AI robots can learn prejudices from each other, scientists warn. A team of experts from Cardiff University and the Massachusetts Institute of Technology (MIT) has found that artificially intelligent robots can learn how to become prejudiced and biased without the help of humans.
There are some types of computer algorithms which have already demonstrated displays of prejudice, such as racism and sexism, based on what they have learned from human-generated data.
However, the new study shows the potential for computers to adapt certain biases in groups amongst themselves. According to the experts, autonomous machines could easily identify, copy, and learn prejudice behaviors from each other.

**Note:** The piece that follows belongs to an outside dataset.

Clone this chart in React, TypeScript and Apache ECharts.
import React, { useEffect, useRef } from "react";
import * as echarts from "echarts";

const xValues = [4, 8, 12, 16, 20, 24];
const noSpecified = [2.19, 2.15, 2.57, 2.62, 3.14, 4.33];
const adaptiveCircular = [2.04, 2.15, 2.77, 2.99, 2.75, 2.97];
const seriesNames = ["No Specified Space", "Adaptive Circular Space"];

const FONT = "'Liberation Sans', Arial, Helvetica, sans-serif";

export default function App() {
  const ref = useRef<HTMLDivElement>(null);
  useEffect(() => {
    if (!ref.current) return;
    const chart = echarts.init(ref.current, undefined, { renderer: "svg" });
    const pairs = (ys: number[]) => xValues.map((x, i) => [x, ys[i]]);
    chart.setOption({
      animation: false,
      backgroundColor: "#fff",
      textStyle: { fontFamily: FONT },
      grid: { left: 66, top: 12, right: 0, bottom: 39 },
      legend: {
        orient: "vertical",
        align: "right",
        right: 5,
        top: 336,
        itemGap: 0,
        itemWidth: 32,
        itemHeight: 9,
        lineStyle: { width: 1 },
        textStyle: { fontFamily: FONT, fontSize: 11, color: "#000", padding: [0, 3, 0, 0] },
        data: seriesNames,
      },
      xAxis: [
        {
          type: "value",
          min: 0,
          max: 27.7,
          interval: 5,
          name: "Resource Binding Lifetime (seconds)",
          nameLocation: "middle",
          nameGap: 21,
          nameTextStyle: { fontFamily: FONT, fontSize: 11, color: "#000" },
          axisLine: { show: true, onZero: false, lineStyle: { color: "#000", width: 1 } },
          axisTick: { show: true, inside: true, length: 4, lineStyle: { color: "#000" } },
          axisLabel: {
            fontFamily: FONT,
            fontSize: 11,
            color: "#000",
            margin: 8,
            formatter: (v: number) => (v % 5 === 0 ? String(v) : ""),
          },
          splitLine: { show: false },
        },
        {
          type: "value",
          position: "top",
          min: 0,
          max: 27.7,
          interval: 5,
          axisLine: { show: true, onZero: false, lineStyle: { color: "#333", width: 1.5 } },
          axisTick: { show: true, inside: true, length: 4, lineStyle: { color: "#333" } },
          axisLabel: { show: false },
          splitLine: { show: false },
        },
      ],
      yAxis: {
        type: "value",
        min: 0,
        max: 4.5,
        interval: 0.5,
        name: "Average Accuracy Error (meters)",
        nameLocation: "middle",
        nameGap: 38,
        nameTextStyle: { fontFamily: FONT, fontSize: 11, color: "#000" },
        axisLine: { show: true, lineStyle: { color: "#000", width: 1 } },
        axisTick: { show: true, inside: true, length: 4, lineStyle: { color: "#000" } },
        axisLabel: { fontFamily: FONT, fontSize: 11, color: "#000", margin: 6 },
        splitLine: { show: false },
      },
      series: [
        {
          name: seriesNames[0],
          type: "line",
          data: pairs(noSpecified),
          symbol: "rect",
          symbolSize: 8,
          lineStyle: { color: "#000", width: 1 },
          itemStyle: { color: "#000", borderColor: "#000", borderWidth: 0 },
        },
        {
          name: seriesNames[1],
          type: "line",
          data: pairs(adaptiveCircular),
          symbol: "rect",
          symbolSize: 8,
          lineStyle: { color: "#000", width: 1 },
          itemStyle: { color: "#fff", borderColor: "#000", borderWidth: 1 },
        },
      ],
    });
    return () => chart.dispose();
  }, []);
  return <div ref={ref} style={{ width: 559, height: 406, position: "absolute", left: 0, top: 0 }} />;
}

“It is feasible that autonomous machines with the ability to identify with discrimination and copy others could in future be susceptible to prejudicial phenomena that we see in the human population,” said study co-author Professor Roger Whitaker.
“Many of the AI developments that we are seeing involve autonomy and self-control, meaning that the behavior of devices is also influenced by others around them. Vehicles and the Internet of Things are two recent examples. Our study gives a theoretical insight where simulated agents periodically call upon others for some kind of resource.”
The study was focused on a game of give and take, in which individual robots decide whether to make a donation to someone inside of their own group or in a different group. The decision is based on different strategies, as well as feelings of prejudice toward outsiders.
The study revealed that robots would donate to each other within small groups. In addition, each individual machine learned new strategies by copying others either within their own group or within the entire population.
“By running these simulations thousands and thousands of times over, we begin to get an understanding of how prejudice evolves and the conditions that promote or impede it,” said Professor Whitaker.
“Our simulations show that prejudice is a powerful force of nature and through evolution, it can easily become incentivised in virtual populations, to the detriment of wider connectivity with others. Protection from prejudicial groups can inadvertently lead to individuals forming further prejudicial groups, resulting in a fractured population. Such widespread prejudice is hard to reverse.”
The study is published in the journal Scientific Reports.